## Directive
Retype, exactly as they stand, the lines from the start of the data to the line that contains "from matplotlib import font_manager", both ends included. Leave the pictures out.
⟨
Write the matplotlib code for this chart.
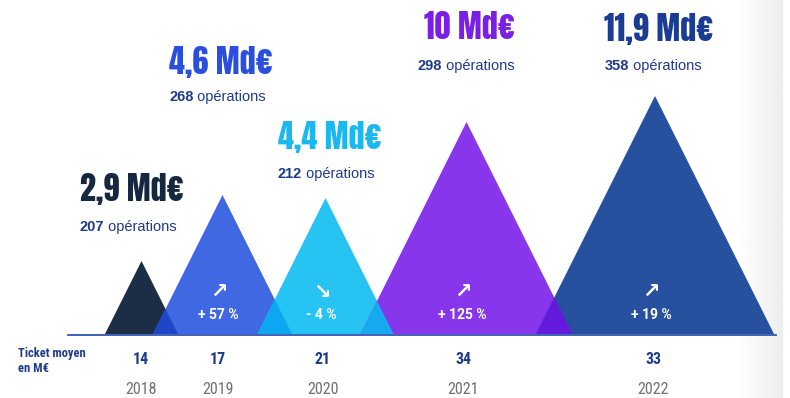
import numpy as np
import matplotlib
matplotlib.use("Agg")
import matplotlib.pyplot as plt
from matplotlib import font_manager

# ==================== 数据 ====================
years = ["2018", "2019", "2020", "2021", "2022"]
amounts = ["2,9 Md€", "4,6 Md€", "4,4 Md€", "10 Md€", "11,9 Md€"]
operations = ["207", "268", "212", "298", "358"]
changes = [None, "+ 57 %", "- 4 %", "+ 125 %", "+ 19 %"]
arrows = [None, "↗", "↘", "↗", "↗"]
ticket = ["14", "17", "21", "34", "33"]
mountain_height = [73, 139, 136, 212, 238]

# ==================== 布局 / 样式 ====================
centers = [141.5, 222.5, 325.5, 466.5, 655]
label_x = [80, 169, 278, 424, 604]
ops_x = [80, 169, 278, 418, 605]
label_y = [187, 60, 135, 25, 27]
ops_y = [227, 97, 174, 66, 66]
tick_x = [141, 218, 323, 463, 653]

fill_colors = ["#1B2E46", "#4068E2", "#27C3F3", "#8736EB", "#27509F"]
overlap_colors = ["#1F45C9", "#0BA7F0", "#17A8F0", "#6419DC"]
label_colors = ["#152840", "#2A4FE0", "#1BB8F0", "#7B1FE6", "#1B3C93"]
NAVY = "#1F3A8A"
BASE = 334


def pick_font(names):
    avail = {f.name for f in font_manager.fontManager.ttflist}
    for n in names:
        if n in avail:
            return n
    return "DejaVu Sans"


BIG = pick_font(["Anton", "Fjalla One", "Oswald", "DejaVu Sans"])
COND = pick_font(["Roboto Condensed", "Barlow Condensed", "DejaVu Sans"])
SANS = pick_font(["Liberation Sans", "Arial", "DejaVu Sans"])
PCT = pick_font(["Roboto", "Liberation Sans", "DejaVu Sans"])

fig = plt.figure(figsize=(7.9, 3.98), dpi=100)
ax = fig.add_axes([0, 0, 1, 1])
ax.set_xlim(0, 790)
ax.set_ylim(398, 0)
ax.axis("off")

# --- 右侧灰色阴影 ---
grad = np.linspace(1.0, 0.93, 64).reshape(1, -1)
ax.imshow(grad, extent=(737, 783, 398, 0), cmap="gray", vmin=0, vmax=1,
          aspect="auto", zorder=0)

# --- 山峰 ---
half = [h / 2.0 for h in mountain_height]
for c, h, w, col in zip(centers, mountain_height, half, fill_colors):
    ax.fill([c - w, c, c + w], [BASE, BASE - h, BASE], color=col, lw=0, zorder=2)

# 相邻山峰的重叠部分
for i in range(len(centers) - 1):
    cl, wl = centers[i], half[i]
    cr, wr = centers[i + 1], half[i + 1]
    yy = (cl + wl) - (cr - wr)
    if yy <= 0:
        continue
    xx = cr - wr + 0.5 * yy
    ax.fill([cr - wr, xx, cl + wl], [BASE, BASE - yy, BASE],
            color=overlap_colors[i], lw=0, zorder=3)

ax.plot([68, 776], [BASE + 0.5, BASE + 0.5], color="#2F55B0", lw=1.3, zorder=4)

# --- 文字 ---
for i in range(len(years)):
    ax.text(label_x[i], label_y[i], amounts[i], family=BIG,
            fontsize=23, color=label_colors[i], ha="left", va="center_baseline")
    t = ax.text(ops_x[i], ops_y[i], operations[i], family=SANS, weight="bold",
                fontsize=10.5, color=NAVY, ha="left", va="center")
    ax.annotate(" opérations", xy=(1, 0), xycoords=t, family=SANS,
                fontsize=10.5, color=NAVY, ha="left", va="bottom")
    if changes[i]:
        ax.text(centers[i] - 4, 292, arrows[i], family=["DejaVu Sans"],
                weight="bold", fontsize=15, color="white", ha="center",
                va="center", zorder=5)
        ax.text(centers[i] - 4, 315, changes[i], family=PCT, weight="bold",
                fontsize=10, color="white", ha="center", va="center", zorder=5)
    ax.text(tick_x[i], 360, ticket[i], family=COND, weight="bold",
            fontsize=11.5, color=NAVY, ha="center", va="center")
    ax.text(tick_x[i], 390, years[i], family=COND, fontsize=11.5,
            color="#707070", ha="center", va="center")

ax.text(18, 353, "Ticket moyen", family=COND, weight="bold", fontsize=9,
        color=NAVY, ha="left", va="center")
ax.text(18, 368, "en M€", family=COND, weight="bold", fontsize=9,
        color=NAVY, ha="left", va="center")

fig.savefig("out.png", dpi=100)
⟩
## Output of the task
Write the matplotlib code for this chart.
import numpy as np
import matplotlib
matplotlib.use("Agg")
import matplotlib.pyplot as plt
from matplotlib import font_manager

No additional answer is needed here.